**Data section**
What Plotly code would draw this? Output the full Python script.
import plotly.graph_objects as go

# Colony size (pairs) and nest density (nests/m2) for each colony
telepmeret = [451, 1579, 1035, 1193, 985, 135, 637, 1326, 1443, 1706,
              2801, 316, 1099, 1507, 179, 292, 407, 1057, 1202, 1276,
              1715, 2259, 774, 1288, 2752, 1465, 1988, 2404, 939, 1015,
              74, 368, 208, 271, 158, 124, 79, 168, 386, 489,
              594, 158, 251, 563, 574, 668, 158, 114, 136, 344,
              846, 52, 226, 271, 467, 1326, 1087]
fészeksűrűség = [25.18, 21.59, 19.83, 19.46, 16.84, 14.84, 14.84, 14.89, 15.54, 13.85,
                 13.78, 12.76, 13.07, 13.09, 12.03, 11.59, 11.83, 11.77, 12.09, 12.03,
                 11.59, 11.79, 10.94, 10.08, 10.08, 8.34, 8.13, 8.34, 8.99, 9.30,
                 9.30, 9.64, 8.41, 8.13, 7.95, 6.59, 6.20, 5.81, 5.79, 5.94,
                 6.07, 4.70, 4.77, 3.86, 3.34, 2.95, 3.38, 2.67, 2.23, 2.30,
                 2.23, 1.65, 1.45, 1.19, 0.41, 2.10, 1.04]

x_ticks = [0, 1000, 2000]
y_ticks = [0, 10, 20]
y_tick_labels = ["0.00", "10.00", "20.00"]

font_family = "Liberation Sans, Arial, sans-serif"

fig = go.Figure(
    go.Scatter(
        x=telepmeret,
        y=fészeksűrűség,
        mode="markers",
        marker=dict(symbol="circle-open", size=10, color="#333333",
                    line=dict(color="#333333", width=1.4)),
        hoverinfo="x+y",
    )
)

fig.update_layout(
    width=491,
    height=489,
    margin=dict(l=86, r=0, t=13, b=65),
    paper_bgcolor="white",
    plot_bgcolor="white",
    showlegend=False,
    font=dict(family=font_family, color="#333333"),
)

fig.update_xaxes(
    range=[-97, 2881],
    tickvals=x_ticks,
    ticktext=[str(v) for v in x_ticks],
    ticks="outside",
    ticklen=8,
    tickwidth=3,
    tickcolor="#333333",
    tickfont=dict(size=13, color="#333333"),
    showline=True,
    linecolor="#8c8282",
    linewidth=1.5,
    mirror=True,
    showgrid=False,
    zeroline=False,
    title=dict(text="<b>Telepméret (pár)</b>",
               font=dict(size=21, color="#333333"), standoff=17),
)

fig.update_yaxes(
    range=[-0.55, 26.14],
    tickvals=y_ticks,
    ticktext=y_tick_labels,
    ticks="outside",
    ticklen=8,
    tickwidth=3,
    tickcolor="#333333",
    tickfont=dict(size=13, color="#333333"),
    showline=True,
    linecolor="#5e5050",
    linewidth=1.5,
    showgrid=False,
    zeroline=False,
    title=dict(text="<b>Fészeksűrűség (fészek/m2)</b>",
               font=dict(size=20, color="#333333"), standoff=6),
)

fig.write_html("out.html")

**What is being asked**
Transcribe the entire listing above precisely.

**Result of the task**
What Plotly code would draw this? Output the full Python script.
import plotly.graph_objects as go

# Colony size (pairs) and nest density (nests/m2) for each colony
telepmeret = [451, 1579, 1035, 1193, 985, 135, 637, 1326, 1443, 1706,
              2801, 316, 1099, 1507, 179, 292, 407, 1057, 1202, 1276,
              1715, 2259, 774, 1288, 2752, 1465, 1988, 2404, 939, 1015,
              74, 368, 208, 271, 158, 124, 79, 168, 386, 489,
              594, 158, 251, 563, 574, 668, 158, 114, 136, 344,
              846, 52, 226, 271, 467, 1326, 1087]
fészeksűrűség = [25.18, 21.59, 19.83, 19.46, 16.84, 14.84, 14.84, 14.89, 15.54, 13.85,
                 13.78, 12.76, 13.07, 13.09, 12.03, 11.59, 11.83, 11.77, 12.09, 12.03,
                 11.59, 11.79, 10.94, 10.08, 10.08, 8.34, 8.13, 8.34, 8.99, 9.30,
                 9.30, 9.64, 8.41, 8.13, 7.95, 6.59, 6.20, 5.81, 5.79, 5.94,
                 6.07, 4.70, 4.77, 3.86, 3.34, 2.95, 3.38, 2.67, 2.23, 2.30,
                 2.23, 1.65, 1.45, 1.19, 0.41, 2.10, 1.04]

x_ticks = [0, 1000, 2000]
y_ticks = [0, 10, 20]
y_tick_labels = ["0.00", "10.00", "20.00"]

font_family = "Liberation Sans, Arial, sans-serif"

fig = go.Figure(
    go.Scatter(
        x=telepmeret,
        y=fészeksűrűség,
        mode="markers",
        marker=dict(symbol="circle-open", size=10, color="#333333",
                    line=dict(color="#333333", width=1.4)),
        hoverinfo="x+y",
    )
)

fig.update_layout(
    width=491,
    height=489,
    margin=dict(l=86, r=0, t=13, b=65),
    paper_bgcolor="white",
    plot_bgcolor="white",
    showlegend=False,
    font=dict(family=font_family, color="#333333"),
)

fig.update_xaxes(
    range=[-97, 2881],
    tickvals=x_ticks,
    ticktext=[str(v) for v in x_ticks],
    ticks="outside",
    ticklen=8,
    tickwidth=3,
    tickcolor="#333333",
    tickfont=dict(size=13, color="#333333"),
    showline=True,
    linecolor="#8c8282",
    linewidth=1.5,
    mirror=True,
    showgrid=False,
    zeroline=False,
    title=dict(text="<b>Telepméret (pár)</b>",
               font=dict(size=21, color="#333333"), standoff=17),
)

fig.update_yaxes(
    range=[-0.55, 26.14],
    tickvals=y_ticks,
    ticktext=y_tick_labels,
    ticks="outside",
    ticklen=8,
    tickwidth=3,
    tickcolor="#333333",
    tickfont=dict(size=13, color="#333333"),
    showline=True,
    linecolor="#5e5050",
    linewidth=1.5,
    showgrid=False,
    zeroline=False,
    title=dict(text="<b>Fészeksűrűség (fészek/m2)</b>",
               font=dict(size=20, color="#333333"), standoff=6),
)

fig.write_html("out.html")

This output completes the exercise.